Task
Do not repeat pictures. Repeat exactly the lines of the listing below from its first line through the line with "const pts = arr".

-------- Collected data

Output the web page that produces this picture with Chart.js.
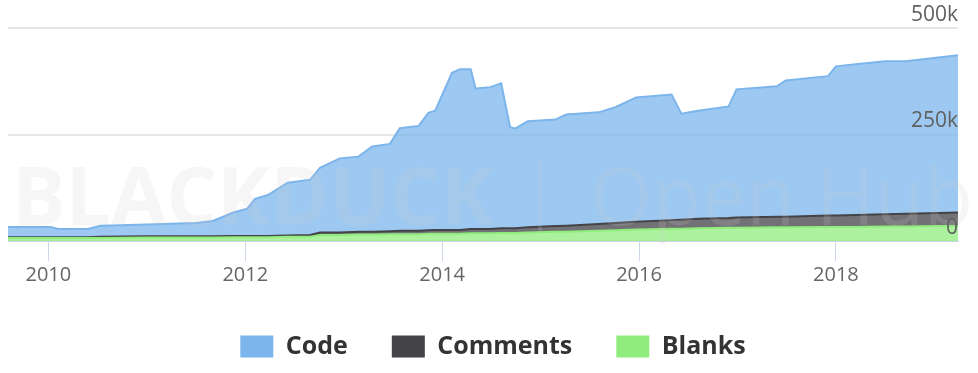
<!DOCTYPE html>
<html>
<head>
  <title>Lines of Code</title>
  <script src="https://cdn.jsdelivr.net/npm/chart.js"></script>
  <style>
    html, body { margin: 0; padding: 0; background: #fff; }
    #wrap { width: 978px; height: 373px; }
  </style>
</head>
<body>
  <div id="wrap"><canvas id="loc-chart"></canvas></div>
  <script>
    // dates as decimal years, values in thousands of lines
    const years = [2009.59, 2010.02, 2010.10, 2010.40, 2010.53, 2011.00, 2011.50, 2011.67, 2011.88, 2012.02,
      2012.10, 2012.23, 2012.43, 2012.66, 2012.76, 2012.96, 2013.15, 2013.29, 2013.47, 2013.57,
      2013.76, 2013.86, 2013.93, 2014.10, 2014.18, 2014.29, 2014.34, 2014.49, 2014.60, 2014.69,
      2014.74, 2014.87, 2015.15, 2015.26, 2015.59, 2015.76, 2015.97, 2016.33, 2016.43, 2016.60,
      2016.91, 2016.99, 2017.40, 2017.49, 2017.92, 2018.00, 2018.20, 2018.50, 2018.71, 2019.04, 2019.24];
    const code = [24, 24, 19, 19, 26, 28, 31, 36, 55, 64,
      87, 96, 124, 130, 152, 174, 176, 200, 205, 241,
      246, 276, 280, 369, 377, 375, 330, 333, 340, 237,
      234, 249, 250, 261, 262, 272, 292, 295, 249, 254,
      262, 301, 306, 320, 327, 350, 354, 359, 358, 365, 369];
    const comments = [2, 2, 2, 2, 3, 3, 3, 3, 3, 3,
      3, 3, 3, 4, 6, 6, 7, 7, 7, 8,
      8, 8, 9, 9, 9, 10, 10, 10, 11, 11,
      11, 12, 13, 14, 16, 17, 18, 20, 21, 22,
      23, 24, 25, 25, 27, 27, 28, 29, 30, 31, 32];
    const blanks = [7, 7, 7, 7, 7, 8, 8, 8, 9, 9,
      9, 9, 10, 10, 14, 14, 15, 15, 16, 16,
      16, 17, 17, 17, 17, 18, 18, 18, 19, 19,
      19, 20, 22, 22, 24, 25, 27, 29, 29, 30,
      31, 31, 32, 32, 33, 33, 33, 34, 34, 35, 35];
    const yearTicks = [2010, 2012, 2014, 2016, 2018];
    const yTicks = [0, 250, 500];

    const pts = arr => years.map((x, i) => ({ x: x, y: arr[i] }));

    // faint watermark over the areas
    const watermark = {
      id: 'watermark',
      afterDatasetsDraw(chart) {
        const ctx = chart.ctx;
        ctx.save();
        ctx.fillStyle = 'rgba(200,200,200,0.17)';
        ctx.textBaseline = 'alphabetic';
        ctx.font = 'bold 80px "Open Sans"';
        ctx.fillText('BLACKDUCK', 12, 225);
        ctx.fillRect(538, 160, 4, 72);
        ctx.font = '80px "Open Sans"';
        ctx.fillText('Open Hub', 590, 225);
        ctx.restore();
      }
    };

    const ctx = document.getElementById('loc-chart').getContext('2d');
    new Chart(ctx, {
      type: 'line',
      data: {
        datasets: [
          {
            label: 'Blanks',
            data: pts(blanks),
            backgroundColor: 'rgba(144, 237, 125, 0.75)',
            borderColor: '#90ed7d',
            borderWidth: 2,
            fill: 'origin',
          },
          {
            label: 'Comments',
            data: pts(comments),
            backgroundColor: 'rgba(67, 67, 72, 0.75)',
            borderColor: '#434348',
            borderWidth: 2,
            fill: '-1',
          },
          {
            label: 'Code',
            data: pts(code),
            backgroundColor: 'rgba(124, 181, 236, 0.75)',
            borderColor: '#7cb5ec',
            borderWidth: 2,
            fill: '-1',
          },
        ],
      },
      options: {
        responsive: true,
        maintainAspectRatio: false,
        animation: false,
        elements: { point: { radius: 0 }, line: { tension: 0 } },
        layout: { padding: { top: 28, left: 8, right: 0, bottom: 4 } },
        scales: {
          x: {
            type: 'linear',
            min: 2009.59,
            max: 2019.24,
            afterBuildTicks: axis => { axis.ticks = yearTicks.map(v => ({ value: v })); },
            ticks: {
              callback: v => String(v),
              color: '#666',
              font: { family: 'Open Sans', size: 20, lineHeight: 1.25 },
              padding: 2,
              maxRotation: 0,
            },
            grid: { drawOnChartArea: false, tickLength: 20, color: '#ccd6eb' },
            border: { color: '#ccd6eb' },
          },
          y: {
            position: 'right',
            stacked: true,
            min: 0,
            max: 500,
            afterBuildTicks: axis => { axis.ticks = yTicks.map(v => ({ value: v })); },
            afterFit: axis => { axis.width = 20; },
            ticks: {
              z: 1,
              mirror: true,
              labelOffset: -13,
              padding: 0,
              color: '#606060',
              font: { family: 'Open Sans', size: 21 },
              callback: v => (v === 0 ? '0' : v + 'k'),
            },
            grid: { drawTicks: false, color: '#e6e6e6', lineWidth: 2 },
            border: { display: false },
          },
        },
        plugins: {
          tooltip: { enabled: false },
          legend: {
            position: 'bottom',
            reverse: true,
            labels: {
              boxWidth: 33,
              boxHeight: 22,
              padding: 44,
              color: '#333',
              font: { family: 'Open Sans', size: 25, weight: 'bold' },
              generateLabels: chart => Chart.defaults.plugins.legend.labels.generateLabels(chart)
                .map(l => Object.assign(l, { fillStyle: chart.data.datasets[l.datasetIndex].borderColor, lineWidth: 0 })),
            },
          },
        },
      },
      plugins: [watermark],
    });
  </script>
</body>
</html>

----------------

Task output
Output the web page that produces this picture with Chart.js.
<!DOCTYPE html>
<html>
<head>
  <title>Lines of Code</title>
  <script src="https://cdn.jsdelivr.net/npm/chart.js"></script>
  <style>
    html, body { margin: 0; padding: 0; background: #fff; }
    #wrap { width: 978px; height: 373px; }
  </style>
</head>
<body>
  <div id="wrap"><canvas id="loc-chart"></canvas></div>
  <script>
    // dates as decimal years, values in thousands of lines
    const years = [2009.59, 2010.02, 2010.10, 2010.40, 2010.53, 2011.00, 2011.50, 2011.67, 2011.88, 2012.02,
      2012.10, 2012.23, 2012.43, 2012.66, 2012.76, 2012.96, 2013.15, 2013.29, 2013.47, 2013.57,
      2013.76, 2013.86, 2013.93, 2014.10, 2014.18, 2014.29, 2014.34, 2014.49, 2014.60, 2014.69,
      2014.74, 2014.87, 2015.15, 2015.26, 2015.59, 2015.76, 2015.97, 2016.33, 2016.43, 2016.60,
      2016.91, 2016.99, 2017.40, 2017.49, 2017.92, 2018.00, 2018.20, 2018.50, 2018.71, 2019.04, 2019.24];
    const code = [24, 24, 19, 19, 26, 28, 31, 36, 55, 64,
      87, 96, 124, 130, 152, 174, 176, 200, 205, 241,
      246, 276, 280, 369, 377, 375, 330, 333, 340, 237,
      234, 249, 250, 261, 262, 272, 292, 295, 249, 254,
      262, 301, 306, 320, 327, 350, 354, 359, 358, 365, 369];
    const comments = [2, 2, 2, 2, 3, 3, 3, 3, 3, 3,
      3, 3, 3, 4, 6, 6, 7, 7, 7, 8,
      8, 8, 9, 9, 9, 10, 10, 10, 11, 11,
      11, 12, 13, 14, 16, 17, 18, 20, 21, 22,
      23, 24, 25, 25, 27, 27, 28, 29, 30, 31, 32];
    const blanks = [7, 7, 7, 7, 7, 8, 8, 8, 9, 9,
      9, 9, 10, 10, 14, 14, 15, 15, 16, 16,
      16, 17, 17, 17, 17, 18, 18, 18, 19, 19,
      19, 20, 22, 22, 24, 25, 27, 29, 29, 30,
      31, 31, 32, 32, 33, 33, 33, 34, 34, 35, 35];
    const yearTicks = [2010, 2012, 2014, 2016, 2018];
    const yTicks = [0, 250, 500];

    const pts = arr => years.map((x, i) => ({ x: x, y: arr[i] }));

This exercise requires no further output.